┌─ SOURCE MATERIAL

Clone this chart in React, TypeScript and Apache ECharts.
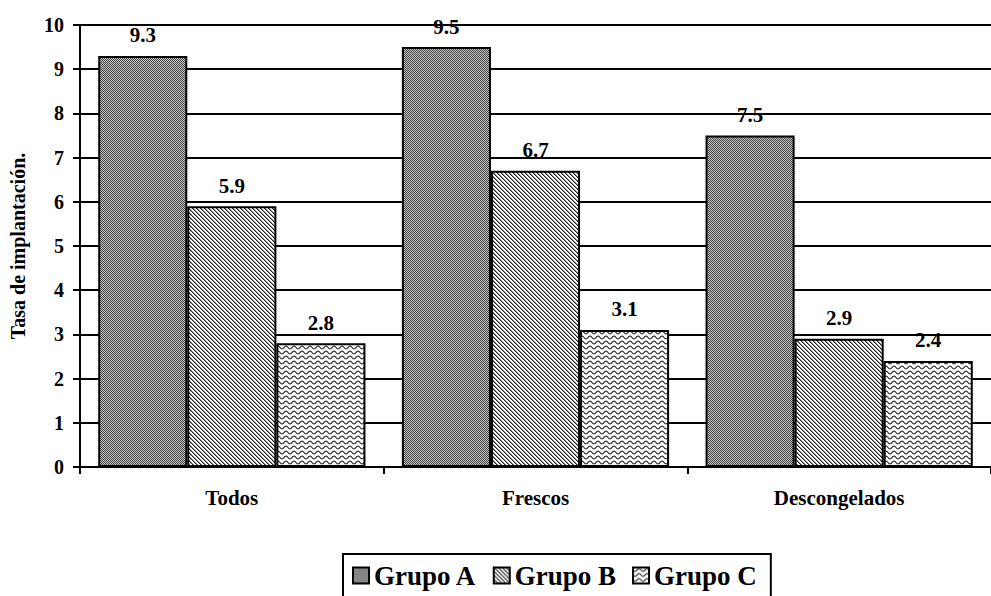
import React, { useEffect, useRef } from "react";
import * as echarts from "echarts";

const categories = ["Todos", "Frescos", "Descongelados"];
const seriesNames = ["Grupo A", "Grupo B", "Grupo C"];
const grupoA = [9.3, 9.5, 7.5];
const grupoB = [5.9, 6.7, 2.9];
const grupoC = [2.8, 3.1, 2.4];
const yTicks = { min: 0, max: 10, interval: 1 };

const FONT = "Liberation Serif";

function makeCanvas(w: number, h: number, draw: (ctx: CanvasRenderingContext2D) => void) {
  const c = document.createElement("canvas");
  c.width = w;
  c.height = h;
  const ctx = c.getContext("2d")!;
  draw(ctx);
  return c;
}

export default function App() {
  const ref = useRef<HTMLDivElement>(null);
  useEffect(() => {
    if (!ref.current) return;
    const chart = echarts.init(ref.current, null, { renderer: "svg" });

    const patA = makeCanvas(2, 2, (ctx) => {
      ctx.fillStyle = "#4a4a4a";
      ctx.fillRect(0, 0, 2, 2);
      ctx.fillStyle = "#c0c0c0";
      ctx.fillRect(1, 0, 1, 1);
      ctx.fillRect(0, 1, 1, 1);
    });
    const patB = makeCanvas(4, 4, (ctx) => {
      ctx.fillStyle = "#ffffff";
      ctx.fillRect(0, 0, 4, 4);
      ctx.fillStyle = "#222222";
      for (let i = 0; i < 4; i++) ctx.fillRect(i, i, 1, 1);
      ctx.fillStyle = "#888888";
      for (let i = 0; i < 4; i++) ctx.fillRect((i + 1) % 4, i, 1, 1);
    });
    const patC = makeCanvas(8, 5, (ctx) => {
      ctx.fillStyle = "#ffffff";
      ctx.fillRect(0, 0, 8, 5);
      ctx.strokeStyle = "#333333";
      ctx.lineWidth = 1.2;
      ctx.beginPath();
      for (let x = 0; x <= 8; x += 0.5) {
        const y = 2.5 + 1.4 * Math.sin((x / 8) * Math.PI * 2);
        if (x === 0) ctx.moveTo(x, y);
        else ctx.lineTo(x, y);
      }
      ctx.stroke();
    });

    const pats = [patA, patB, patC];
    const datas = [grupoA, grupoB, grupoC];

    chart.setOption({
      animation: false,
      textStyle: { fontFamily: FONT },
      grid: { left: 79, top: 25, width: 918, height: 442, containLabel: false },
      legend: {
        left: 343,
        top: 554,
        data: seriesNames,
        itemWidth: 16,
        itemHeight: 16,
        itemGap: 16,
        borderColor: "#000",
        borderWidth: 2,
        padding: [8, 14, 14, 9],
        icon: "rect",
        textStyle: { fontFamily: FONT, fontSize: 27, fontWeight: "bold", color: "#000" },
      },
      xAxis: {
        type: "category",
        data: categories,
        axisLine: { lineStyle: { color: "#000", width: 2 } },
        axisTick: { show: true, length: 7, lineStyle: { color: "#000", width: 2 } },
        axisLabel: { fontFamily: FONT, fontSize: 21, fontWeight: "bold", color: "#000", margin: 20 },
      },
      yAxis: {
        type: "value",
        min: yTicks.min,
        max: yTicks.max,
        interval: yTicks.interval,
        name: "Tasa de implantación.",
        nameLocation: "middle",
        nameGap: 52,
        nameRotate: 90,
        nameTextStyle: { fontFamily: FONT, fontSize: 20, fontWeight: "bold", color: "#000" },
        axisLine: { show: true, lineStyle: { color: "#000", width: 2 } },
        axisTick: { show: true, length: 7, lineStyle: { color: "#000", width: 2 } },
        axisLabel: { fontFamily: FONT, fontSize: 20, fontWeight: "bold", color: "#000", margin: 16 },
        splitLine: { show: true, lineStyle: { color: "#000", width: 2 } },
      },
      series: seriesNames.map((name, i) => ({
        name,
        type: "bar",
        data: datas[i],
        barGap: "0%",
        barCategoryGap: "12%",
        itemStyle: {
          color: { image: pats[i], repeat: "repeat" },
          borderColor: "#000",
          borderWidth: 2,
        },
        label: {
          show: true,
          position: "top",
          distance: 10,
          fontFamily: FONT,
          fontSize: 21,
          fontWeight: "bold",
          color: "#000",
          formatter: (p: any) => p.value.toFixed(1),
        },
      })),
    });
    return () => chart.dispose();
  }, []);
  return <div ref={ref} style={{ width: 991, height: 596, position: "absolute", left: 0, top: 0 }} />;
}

└─

**THE REQUEST**
Repeat the lines exactly as they stand, from the opening line of the data through the line with "import * as". Pictures stay out of the copy.

**EXPECTED ANSWER**
Clone this chart in React, TypeScript and Apache ECharts.
import React, { useEffect, useRef } from "react";
import * as echarts from "echarts";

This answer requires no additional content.